HOW CAN MARKETING GO BEYOND PURE SALES PROMOTION AND ACT AS A CATALYST FOR SOCIAL TRANSFORMATION?

Burmester: I sometimes wonder where we would stand politically and socially if we had marketing budgets for climate and environmental protection similar to those for the sale of consumer goods. In other words, I believe that marketing is a tool that can be used meaningfully - or not. Unfortunately, capital, and with it marketing budgets, is currently on the side of those forces that want to prevent or slow down transformation.

ONE FINAL PERSONAL QUESTIOn: WAS THERE A BOOK OR EXPERIENCE THAT LED YOU PERSONALLY TO UNLEARNING - AND WHAT HAVE YOU BEEN DOING DIFFERENTLY SINCE THEN?

Burmester: In Unlearn, I tell the story of how, in a completely trivial moment in my life - I was swimming - I suddenly knew that I had to restart my life. After that, I turned almost everything in my professional and private life upside down and rebuilt it. It wasn't pleasant, but it was the right thing to do. I knew then that my life had to change in order to become my own. I would say that I am a very different person today than I was five or ten years ago. I perceive things completely differently, think differently, control myself differently, relate to others differently, and so on. For me, that is the magic of life - we become who we are by questioning ourselves.

PROFIL

Hanno Burmester is an independent consultant for top management and author of three books: Unlearn. A Compass for Radical Transformation (2021), Liebeserklärung an eine Partei, die es nicht gibt (2021) and Politik mit Zukunft.
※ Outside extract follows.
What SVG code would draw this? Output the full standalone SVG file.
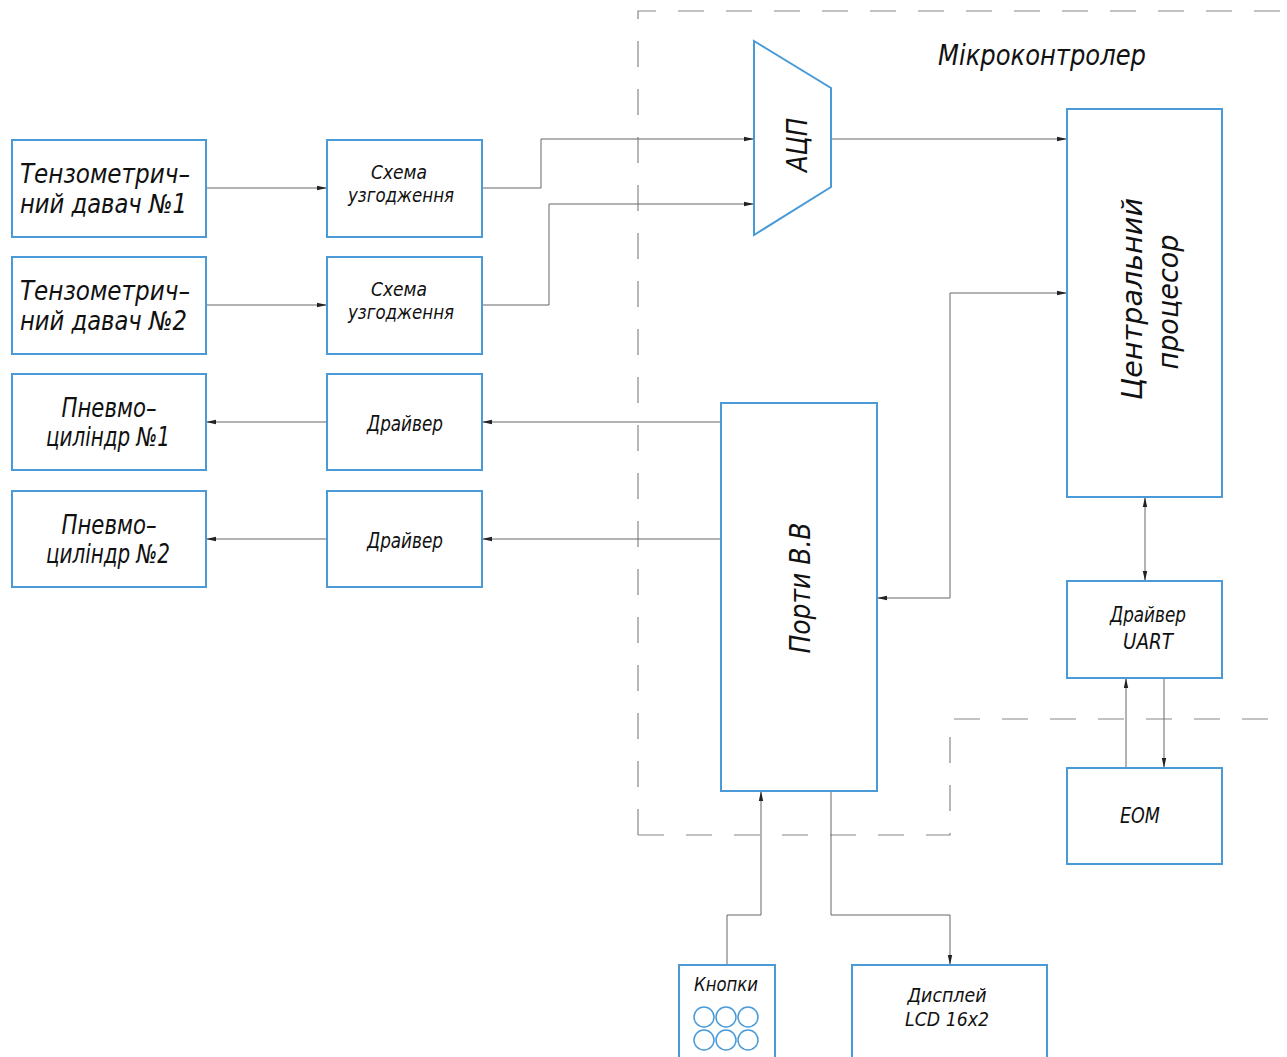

Thesen für eine bessere Bundespolitik (2013). Through his company Unlearn, he has been working with the top management of corporations and medium-sized companies for many years. He teaches organizational development at the Institute for Systemic Consulting and regularly shares his experiences as a speaker and podcast guest. Previously, he was active as a fellow of a political think tank and in federal political institutions.